These previous research results were classified as a completely integrated model. As a method of simulating and merging surface runoff and infiltration simulation results, it has a limitation that it cannot present runoff characteristics over time, so integrated modeling was required.

2. Materials and Methods

2.1. Governing Equations

For numerical simulation, it was necessary to convert the size, position, and shape of an object into grid materials. In general, the most widely used grid generation techniques are the Finite Element Method (FEM) and the Finite Volume Method (FVM). In this study, surface runoff, infiltration, and subsurface flow were simulated simultaneously by applying the FVM method. The numerical modeling was conducted using the Reynolds Averaged Navier-Stokes model (RANS) to simulate the surface runoff and its turbulent components. The porosity of the permeable pavement varied 20–40%, which was very large compared to the commonly applied packaging materials. It was difficult to design and perform simulations assuming that the flow inside the inner porous material is laminar due to the characteristics of the permeable pavement. Therefore, this study used a directional loss model developed based on Darcy’s law to simulate the internal flow of a porous material. To simulate surface runoff and infiltration over time, flow analysis of each flow region was performed simultaneously with two analysis targets, and the runoff characteristics over time were simulated. First, a permeability test was simulated for the design of the drainage layer. The optimal permeability, which was applicable to the IRD system, was calculated. In order to represent the drainage performance of the unit drainage system with the real-scale model, the permeability of the pavement and the runoff with respect to the surface slope were classified with respect to the time, and the peak flow rate and the maximum runoff volume were compared. In general, the turbulence model can be expressed as the sum of the mean and fluctuation components of the turbulence. The unsteady Navier-Stokes equation was modified to obtain the following RANS model from the continuity and momentum equations [26].
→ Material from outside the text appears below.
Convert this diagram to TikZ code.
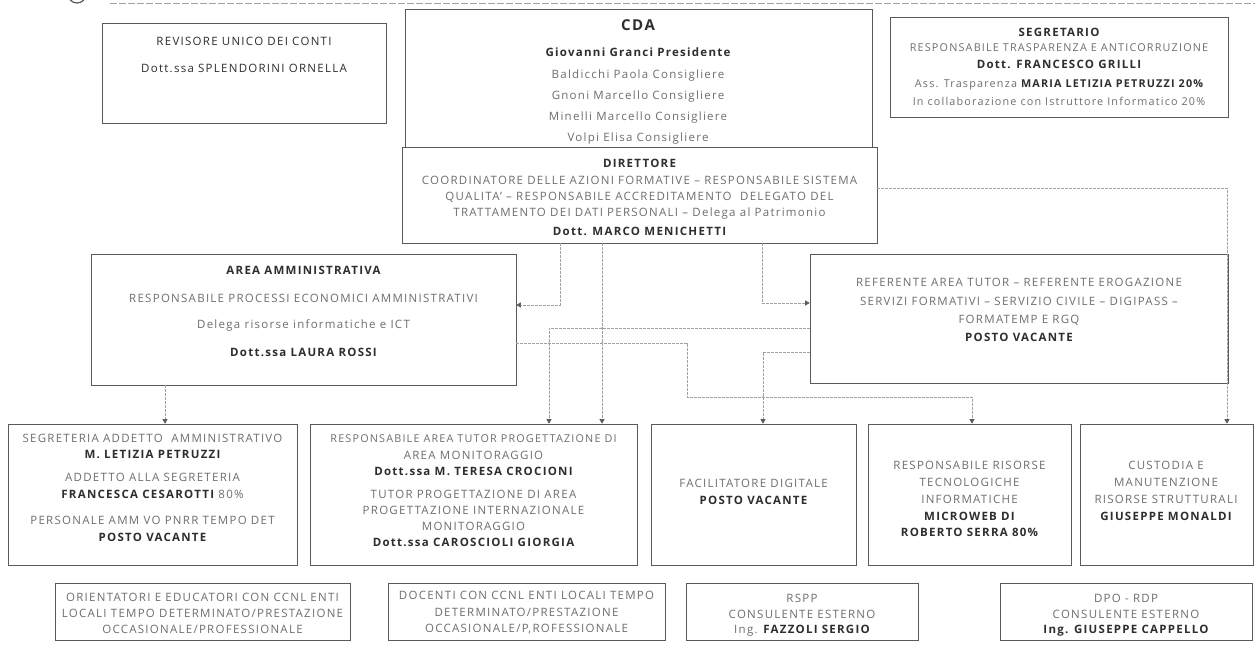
\documentclass[tikz,border=0pt]{standalone}
\usepackage{fontspec}
\setmainfont{Open Sans}[LetterSpace=11]
\usetikzlibrary{arrows.meta,fit}
\definecolor{txt}{HTML}{6E6E6E}
\definecolor{dk}{HTML}{2E2E2E}
\definecolor{bd}{HTML}{5A5A5A}
\definecolor{ln}{HTML}{A0A0A0}
\begin{document}
\begin{tikzpicture}[x=1pt,y=-1pt,
  box/.style={draw=bd, line width=0.7pt, inner sep=0pt},
  t/.style={text=txt, inner sep=0pt, font=\fontsize{11.5}{13}\selectfont},
  b/.style={t, text=dk, font=\fontsize{11.5}{13}\selectfont\bfseries},
  sm/.style={font=\fontsize{10.8}{13}\selectfont},
  conn/.style={draw=ln, line width=0.6pt, dash pattern=on 3pt off 1pt},
  arr/.style={conn, -{Triangle[length=4.5pt,width=5pt,color=bd]}},
  jn/.style={fill=ln}
]
\useasboundingbox (0,0) rectangle (1255,646);
\fill[white] (0,0) rectangle (1255,646);
% header
\draw[bd, line width=1.2pt] (77,-6) circle (9);
\draw[ln, line width=0.8pt, dash pattern=on 7pt off 2pt] (110,3) -- (1255,3);

% boxes
\node[box, fit={(102,23) (386,123)}] (rev) {};
\node[box, fit={(405,9) (872,147)}] (cda) {};
\node[box, fit={(402,147) (877,243)}] (dir) {};
\node[box, fit={(890,17) (1228,117)}] (seg) {};
\node[box, fit={(91,254) (516,385)}] (adm) {};
\node[box, fit={(810,254) (1228,383)}] (ref) {};
\node[box, fit={(8,424) (297,565)}] (b1) {};
\node[box, fit={(310,424) (637,565)}] (b2) {};
\node[box, fit={(651,424) (856,565)}] (b3) {};
\node[box, fit={(868,424) (1071,565)}] (b4) {};
\node[box, fit={(1080,424) (1253,565)}] (b5) {};
\node[box, fit={(55,583) (350,640)}] (c1) {};
\node[box, fit={(388,583) (665,640)}] (c2) {};
\node[box, fit={(686,583) (918,640)}] (c3) {};
\node[box, fit={(1000,583) (1252,640)}] (c4) {};

% texts
\node[t,text=dk] at (244,41) {REVISORE UNICO DEI CONTI};
\node[t,text=dk] at (244,68) {Dott.ssa SPLENDORINI ORNELLA};

\node[b, font=\fontsize{15}{17}\selectfont\bfseries] at (638,25) {CDA};
\node[b] at (638,52) {Giovanni Granci Presidente};
\node[t] at (638,76) {Baldicchi Paola Consigliere};
\node[t] at (638,97) {Gnoni Marcello Consigliere};
\node[t] at (638,118) {Minelli Marcello Consigliere};
\node[t] at (638,139) {Volpi Elisa Consigliere};

\node[b] at (639.5,163) {DIRETTORE};
\node[t] at (639.5,180) {COORDINATORE DELLE AZIONI FORMATIVE – RESPONSABILE SISTEMA};
\node[t] at (639.5,197) {QUALITA' – RESPONSABILE ACCREDITAMENTO \ DELEGATO DEL};
\node[t] at (639.5,214) {TRATTAMENTO DEI DATI PERSONALI – Delega al Patrimonio};
\node[b] at (639.5,231) {Dott. MARCO MENICHETTI};

\node[b] at (1059,32) {SEGRETARIO};
\node[t,sm] at (1059,48) {RESPONSABILE TRASPARENZA E ANTICORRUZIONE};
\node[b] at (1059,64) {Dott. FRANCESCO GRILLI};
\node[t,sm] at (1059,85) {Ass. Trasparenza \textcolor{dk}{\bfseries MARIA LETIZIA PETRUZZI 20\%}};
\node[t,sm] at (1059,101) {In collaborazione con Istruttore Informatico 20\%};

\node[b] at (303.5,270) {AREA AMMINISTRATIVA};
\node[t] at (303.5,298) {RESPONSABILE PROCESSI ECONOMICI AMMINISTRATIVI};
\node[t] at (303.5,325) {Delega risorse informatiche e ICT};
\node[b] at (303.5,352) {Dott.ssa LAURA ROSSI};

\node[t] at (1019,282) {REFERENTE AREA TUTOR – REFERENTE EROGAZIONE};
\node[t] at (1019,301) {SERVIZI FORMATIVI – SERVIZIO CIVILE – DIGIPASS –};
\node[t] at (1019,320) {FORMATEMP E RGQ};
\node[b] at (1019,337) {POSTO VACANTE};

\node[t] at (152.5,438) {SEGRETERIA ADDETTO \ AMMINISTRATIVO};
\node[b] at (152.5,454) {M. LETIZIA PETRUZZI};
\node[t] at (152.5,477) {ADDETTO ALLA SEGRETERIA};
\node[t] at (152.5,494) {\textcolor{dk}{\bfseries FRANCESCA CESAROTTI} 80\%};
\node[t] at (152.5,520) {PERSONALE AMM VO PNRR TEMPO DET};
\node[b] at (152.5,537) {POSTO VACANTE};

\node[t,sm] at (473.5,439) {RESPONSABILE AREA TUTOR PROGETTAZIONE DI};
\node[t] at (473.5,455) {AREA MONITORAGGIO};
\node[b] at (473.5,471) {Dott.ssa M. TERESA CROCIONI};
\node[t] at (473.5,494) {TUTOR PROGETTAZIONE DI AREA};
\node[t] at (473.5,510) {PROGETTAZIONE INTERNAZIONALE};
\node[t] at (473.5,526) {MONITORAGGIO};
\node[b] at (473.5,542) {Dott.ssa CAROSCIOLI GIORGIA};

\node[t] at (753.5,483) {FACILITATORE DIGITALE};
\node[b] at (753.5,500) {POSTO VACANTE};

\node[t] at (969.5,465) {RESPONSABILE RISORSE};
\node[t] at (969.5,482) {TECNOLOGICHE};
\node[t] at (969.5,499) {INFORMATICHE};
\node[b] at (969.5,516) {MICROWEB DI};
\node[b] at (969.5,532) {ROBERTO SERRA 80\%};

\node[t] at (1166,465) {CUSTODIA E};
\node[t] at (1166,482) {MANUTENZIONE};
\node[t] at (1166,499) {RISORSE STRUTTURALI};
\node[b] at (1166,516) {GIUSEPPE MONALDI};

\node[t] at (202.5,597) {ORIENTATORI E EDUCATORI CON CCNL ENTI};
\node[t] at (202.5,613) {LOCALI TEMPO DETERMINATO/PRESTAZIONE};
\node[t] at (202.5,629) {OCCASIONALE/PROFESSIONALE};

\node[t] at (526.5,595) {DOCENTI CON CCNL ENTI LOCALI TEMPO};
\node[t] at (526.5,612) {DETERMINATO/PRESTAZIONE};
\node[t] at (526.5,629) {OCCASIONALE/P,ROFESSIONALE};

\node[t] at (802,598) {RSPP};
\node[t] at (802,614) {CONSULENTE ESTERNO};
\node[t] at (802,631) {Ing. \textcolor{dk}{\bfseries FAZZOLI SERGIO}};

\node[t] at (1126,598) {DPO - RDP};
\node[t] at (1126,614) {CONSULENTE ESTERNO};
\node[b] at (1126,631) {Ing. GIUSEPPE CAPPELLO};

% connector turning points
\coordinate (k1) at (560,305);
\coordinate (k2) at (602,0);
\coordinate (k3) at (762,303);
\coordinate (k4) at (549,328);
\coordinate (k5) at (687,343);
\coordinate (k6) at (972,397);
\coordinate (k7) at (763,352);
\coordinate (k8) at (1227,188);
\coordinate (k9) at (165,0);

\draw[arr] (dir.south -| k1) |- (adm.east |- k1);
\draw[arr] (dir.south -| k2) -- (b2.north -| k2);
\draw[arr] (dir.south -| k3) |- (ref.west |- k3);
\draw[arr] (ref.west |- k4) -| (b2.north -| k4);
\draw[arr] (adm.east |- k5) -- (k5) |- (k6) -- (b4.north -| k6);
\draw[arr] (ref.west |- k7) -| (b3.north -| k7);
\draw[arr] (dir.east |- k8) -| (b5.north -| k8);
\draw[arr] (adm.south -| k9) -- (b1.north -| k9);

\fill[jn] (602,328) circle (1pt);
\fill[jn] (602,343) circle (1pt);
\fill[jn] (549,343) circle (1pt);
\fill[jn] (763,397) circle (1pt);
\end{tikzpicture}
\end{document}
$$\frac{\partial \rho }{\partial t}+\nabla ·\left(\rho U\right)=0$$

(1)

$$\frac{\partial pU}{\partial t}+\nabla ·\left(\rho U\otimes U\right)=\nabla ·\left(\tau -\rho ·\overline{u\otimes u}\right)+S_M$$

(2)

where U is flow velocity of fluid and t is time step. $\rho$ is density of fluid and $S_M$ is momentum source. $\tau$ is the shear stress. Hence, the quantity of $\nabla ·\left(\rho U\otimes U\right)$ can be represented by $\frac{\partial }{\partial x_i}\left(\rho U_i{U}_j\right)$.

In this study, k-$\epsilon$ model was applied and the equation is as follows:

$$\frac{\partial \left(\rho k\right)}{\partial t}+\nabla ·\left(\rho Uk\right)=\nabla ·\left[\left(\mu +\frac{{\mu }_t}{{\sigma }_k}\right)\nabla k\right]+P_k-\rho \epsilon$$

(3)

where k is kinetic energy and $\epsilon$ is kinetic energy dissipation rate. ${\mu }_T$ is turbulence viscosity (=$C_{\mu }\rho k^2/\epsilon$). $C_{\mu }$ is k-$\epsilon$ model constant (=0.09). ${\sigma }_k$ is the turbulence model constant for the k equation.

$$\frac{\partial \left(\rho \epsilon \right)}{\partial t}+\nabla ·\left(\rho U\epsilon \right)=\nabla ·\left[\left(\mu +\frac{{\mu }_t}{{\sigma }_{\epsilon }}\right)\nabla \epsilon \right]+\frac{\epsilon }{k}{\left(C_{ϵ1}{P}_k-C_{ϵ2}\rho \epsilon \right)}_{}$$

(4)

where $C_{ϵ1}$ and $C_{ϵ2}$ are the Reynolds stress model constants, and $P_k$ is turbulence production due to viscous and buoyancy forces.

$$P_k={\mu }_T\nabla U·\left(\nabla U+\nabla U^t\right)-\frac{2}{3}\nabla ·\mathrm{U}\left(3{\mu }_T\nabla ·U+\rho k\right)+P_{kb}$$

(5)

In the case of the full buoyancy model, the definition of $P_{kb}$ is as follows:

$$P_{kb}=-\frac{{\mu }_T}{\rho {\sigma }_{\alpha }}g·\nabla \rho$$

(6)

where $g$ is the gravitational constant (=9.81 m/s²). ${\sigma }_{\alpha }$ is constant.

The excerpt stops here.